The ballroom was also used during the daytime as a promenade, as its windows commanded extensive views
of the Avon. It was the fashion for the company to invite each other to breakfast at the Lower Rooms after taking their early baths or first glass of spa water.
The New Assembly Rooms, which had opened in September 1771, were located at the east end of the Circus. They were built by subscription under the direction of John Wood. The ballroom was 105 feet long and 42 feet wide, furnished with Gainsborough portraits and boasting five spectacular chandeliers from its ornate panelled ceiling. At the end of the room were gilt-framed looking glasses. On the way to the concert or tea room one would cross the octagon room, with its elegant domed roof and frieze,
opening out to the ballroom, the tea room and the card room. The openplan architecture was deliberate: the rooms were built in a roughly circular fashion to encourage the free flow of guests. It is in the octagon room that Catherine Morland and Isabella Thorpe arrange to meet their brothers for a rendezvous, and this room is also the setting for the scene in the much later Bath novel, Persuasion, between Anne Elliot and Captain Wentworth when Anne allows herself to hope that he still loves her.

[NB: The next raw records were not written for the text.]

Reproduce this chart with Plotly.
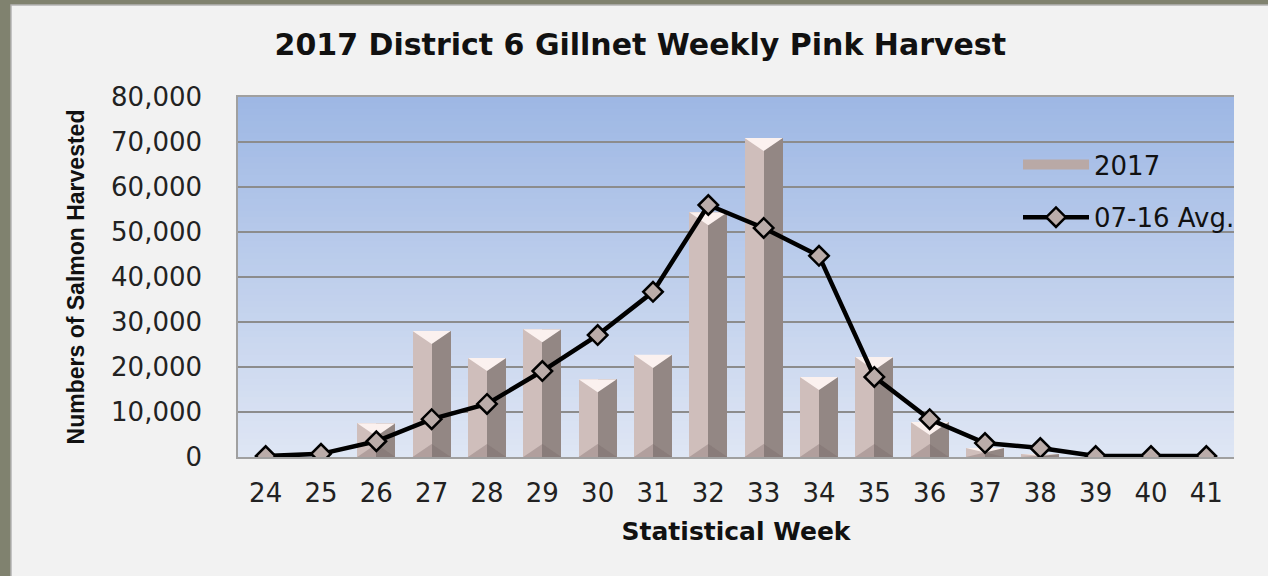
import plotly.graph_objects as go

weeks = [24, 25, 26, 27, 28, 29, 30, 31, 32, 33, 34, 35, 36, 37, 38, 39, 40, 41]
harvest_2017 = [0, 0, 7500, 28000, 22000, 28400, 17300, 22700, 54400, 70900,
                17800, 22200, 7800, 2000, 600, 0, 0, 0]
avg_07_16 = [200, 700, 3500, 8400, 11800, 19100, 27100, 36700, 56000, 50900,
             44700, 17800, 8400, 3100, 2000, 200, 200, 200]
y_ticks = [0, 10000, 20000, 30000, 40000, 50000, 60000, 70000, 80000]
y_tick_text = ["0", "10,000", "20,000", "30,000", "40,000", "50,000", "60,000", "70,000", "80,000"]

W, H = 1268, 576
L, R, T, B = 238, 34, 97, 119
pw, ph = W - L - R, H - T - B

BAR_W = 0.69
HW = BAR_W / 2
BEVEL = 2900  # bevel depth in data units (~13 px)
LIGHT = "#cfbebb"
DARK = "#938784"
fig = go.Figure()

# bars: left light half and right shaded half for a bevelled look
fig.add_trace(go.Bar(x=weeks, y=harvest_2017, width=HW, offset=-HW,
                     marker=dict(color=LIGHT, line=dict(width=0)),
                     name="2017", showlegend=False, hoverinfo="x+y"))
fig.add_trace(go.Bar(x=weeks, y=harvest_2017, width=HW, offset=0,
                     marker=dict(color=DARK, line=dict(width=0)),
                     name="2017", showlegend=False, hoverinfo="skip"))

# bevel triangles derived from the bar values
top_x, top_y, bot_x, bot_y = [], [], [], []
for w, v in zip(weeks, harvest_2017):
    if v <= 0:
        continue
    d = min(BEVEL, v / 2)
    top_x += [w - HW, w + HW, w, w - HW, None]
    top_y += [v, v, v - d, v, None]
    bot_x += [w - HW, w + HW, w, w - HW, None]
    bot_y += [0, 0, d, 0, None]
fig.add_trace(go.Scatter(x=bot_x, y=bot_y, mode="lines", fill="toself",
                         fillcolor="rgba(120,104,102,0.35)", line=dict(width=0),
                         showlegend=False, hoverinfo="skip"))
fig.add_trace(go.Scatter(x=top_x, y=top_y, mode="lines", fill="toself",
                         fillcolor="#fbf1ef", line=dict(width=0),
                         showlegend=False, hoverinfo="skip"))

# legend entry for the bars (wide flat swatch)
fig.add_trace(go.Scatter(x=[None], y=[None], mode="lines", name="2017",
                         legendgroup="a",
                         line=dict(color="#b9a9a6", width=14)))
fig.add_trace(go.Scatter(x=weeks, y=avg_07_16, mode="lines+markers", name="07-16 Avg.",
                         legendgroup="b",
                         line=dict(color="black", width=4.5),
                         marker=dict(symbol="diamond", size=15, color="#baaca9",
                                     line=dict(color="black", width=2.5))))

shapes = []
# outer frame panel
shapes.append(dict(type="rect", xref="paper", yref="paper", layer="below",
                   x0=(11 - L) / pw, x1=(W + 5 - L) / pw,
                   y0=(H - B - (H + 5)) / ph, y1=(H - B - 5) / ph,
                   fillcolor="#f2f2f2", line=dict(color="#b4b4b4", width=1.5)))
# gradient plot background
top = (157, 183, 228)
bot = (223, 230, 244)
n = 60
for i in range(n):
    f = (i + 0.5) / n
    c = tuple(round(bot[k] + (top[k] - bot[k]) * f) for k in range(3))
    shapes.append(dict(type="rect", xref="paper", yref="paper", layer="below",
                       x0=0, x1=1, y0=i / n, y1=(i + 1) / n + 0.002,
                       fillcolor="rgb(%d,%d,%d)" % c, line=dict(width=0)))

fig.update_layout(
    width=W, height=H,
    margin=dict(l=L, r=R, t=T, b=B),
    paper_bgcolor="#80826f",
    plot_bgcolor="rgba(0,0,0,0)",
    shapes=shapes,
    barmode="overlay",
    bargap=0,
    title=dict(text="<b>2017 District 6 Gillnet Weekly Pink Harvest</b>",
               x=0.505, xanchor="center", y=1 - 44 / H, yanchor="middle",
               font=dict(family="DejaVu Sans", size=30, color="#111111")),
    font=dict(family="DejaVu Sans", size=21, color="#222222"),
    showlegend=True,
    legend=dict(x=(1018 - L) / pw, y=(457 - 141) / ph, xanchor="left", yanchor="top",
                bgcolor="rgba(0,0,0,0)", borderwidth=0,
                font=dict(family="DejaVu Sans", size=26, color="#111111"),
                traceorder="grouped", tracegroupgap=16, itemwidth=66),
    xaxis=dict(range=[23.5, 41.5], tickmode="array", tickvals=weeks,
               ticktext=[str(w) for w in weeks],
               showgrid=False, zeroline=False,
               showline=True, linecolor="#a0a0a0", linewidth=1.5, mirror=True,
               ticks="outside", ticklen=12, tickcolor="rgba(0,0,0,0)",
               tickfont=dict(family="DejaVu Sans", size=26, color="#222222"),
               title=dict(text="<b>Statistical Week</b>", standoff=16,
                          font=dict(family="DejaVu Sans", size=25, color="#111111"))),
    yaxis=dict(range=[0, 80000], tickmode="array", tickvals=y_ticks, ticktext=y_tick_text,
               showgrid=True, gridcolor="#8c8c8c", gridwidth=1.5, zeroline=False,
               showline=True, linecolor="#a0a0a0", linewidth=1.5,
               ticks="outside", ticklen=29, tickcolor="rgba(0,0,0,0)",
               tickfont=dict(family="DejaVu Sans", size=26, color="#222222"),
               title=dict(text="<b>Numbers of Salmon Harvested</b>", standoff=20,
                          font=dict(family="Liberation Sans", size=23, color="#111111"))),
)

fig.write_html("out.html", config={"displayModeBar": False},
               post_script="document.body.style.margin='0';")
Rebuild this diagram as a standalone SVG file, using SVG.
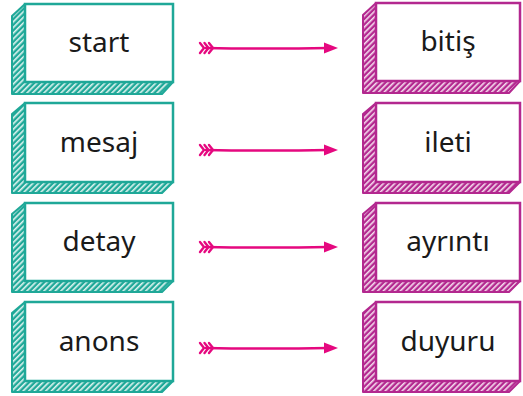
<svg xmlns="http://www.w3.org/2000/svg" width="523" height="396" viewBox="0 0 523 396">
<style>
.bg{fill:#ffffff}
.tf{fill:#ffffff;stroke:#1fa898;stroke-width:2.5}
.ts{fill:url(#hatchT);stroke:#1fa898;stroke-width:2;stroke-linejoin:round}
.pf{fill:#ffffff;stroke:#b3288f;stroke-width:2.5}
.ps{fill:url(#hatchP);stroke:#b3288f;stroke-width:2;stroke-linejoin:round}
.lbl{font-family:"Noto Sans","DejaVu Sans",sans-serif;font-size:28px;fill:#1a1a1a;text-anchor:middle}
.arr{stroke:#e5087f;stroke-width:2.5;fill:none;stroke-linecap:round}
.fl{stroke:#e5087f;stroke-width:2.4;fill:none;stroke-linecap:round;stroke-linejoin:round}
.hd{fill:#e5087f}
</style>
<defs>
<pattern id="hatchT" width="4" height="4" patternUnits="userSpaceOnUse" patternTransform="rotate(45)">
<rect width="4" height="4" fill="#1fa898"/>
<rect x="0" y="0" width="1.6" height="4" fill="#e0f4f1"/>
</pattern>
<pattern id="hatchP" width="4" height="4" patternUnits="userSpaceOnUse" patternTransform="rotate(45)">
<rect width="4" height="4" fill="#b3288f"/>
<rect x="0" y="0" width="1.6" height="4" fill="#f5dcee"/>
</pattern>
<g id="arrowShape">
<path class="fl" d="M200,-5 L204,0 L200,5 M204.5,-5 L208.5,0 L204.5,5 M209,-5 L213,0 L209,5"/>
<path class="arr" d="M206,0 Q270,1.2 328,0"/>
<path class="hd" d="M324,-5.5 L338,0 L324,5.5 Z"/>
</g>
</defs>
<rect class="bg" x="0" y="0" width="523" height="396"/>

<g id="connectors">
<use href="#arrowShape" transform="translate(0,48)"/>
<use href="#arrowShape" transform="translate(0,150)"/>
<use href="#arrowShape" transform="translate(0,247)"/>
<use href="#arrowShape" transform="translate(0,348)"/>
</g>

<g id="start">
<polygon class="ts" points="25,4 12,16 12,94 162,94 173,82"/>
<rect class="tf" x="25" y="4" width="148" height="78"/>
<text class="lbl" x="99" y="52">start</text>
</g>
<g id="mesaj">
<polygon class="ts" points="25,103 12,114 12,193 162,193 173,182"/>
<rect class="tf" x="25" y="103" width="148" height="79"/>
<text class="lbl" x="99" y="152">mesaj</text>
</g>
<g id="detay">
<polygon class="ts" points="25,203 12,214 12,292 162,292 173,281"/>
<rect class="tf" x="25" y="203" width="148" height="78"/>
<text class="lbl" x="99" y="251">detay</text>
</g>
<g id="anons">
<polygon class="ts" points="25,302 12,313 12,392 162,392 173,381"/>
<rect class="tf" x="25" y="302" width="148" height="79"/>
<text class="lbl" x="99" y="351">anons</text>
</g>

<g id="bitis">
<polygon class="ps" points="376,3 363,15 363,93 509,93 520,81"/>
<rect class="pf" x="376" y="3" width="144" height="78"/>
<text class="lbl" x="448" y="51">bitiş</text>
</g>
<g id="ileti">
<polygon class="ps" points="376,103 363,114 363,193 509,193 520,182"/>
<rect class="pf" x="376" y="103" width="144" height="79"/>
<text class="lbl" x="448" y="152">ileti</text>
</g>
<g id="ayrinti">
<polygon class="ps" points="376,203 363,214 363,292 509,292 520,281"/>
<rect class="pf" x="376" y="203" width="144" height="78"/>
<text class="lbl" x="448" y="251">ayrıntı</text>
</g>
<g id="duyuru">
<polygon class="ps" points="376,302 363,313 363,392 509,392 520,381"/>
<rect class="pf" x="376" y="302" width="144" height="79"/>
<text class="lbl" x="448" y="351">duyuru</text>
</g>
</svg>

The Bath assemblies were organized on a subscription basis. Balls and concerts were held at least twice weekly. According to the New Bath Guide there were two dress balls every week, at the New Rooms on Monday and on Friday at the Lower Rooms. Then there were two fancy balls every week, at the Lower Rooms on Tuesday and at the New Rooms on Thursday, subscription half a guinea. Concerts were held on Wednesdays. The Monday dress ball was devoted to country dances only, and at the fancy ball on Tuesdays and Thursdays two cotillions were danced, one before and one after tea. The fancy ball was not a fancy dress or masquerade ball but an occasion when the stringent rules regarding evening dress were relaxed. The ladies wore shorter skirts for the cotillion, with their over-dresses pinned up, as in Northanger Abbey when Isabella and Catherine pin up each other’s train for the dance.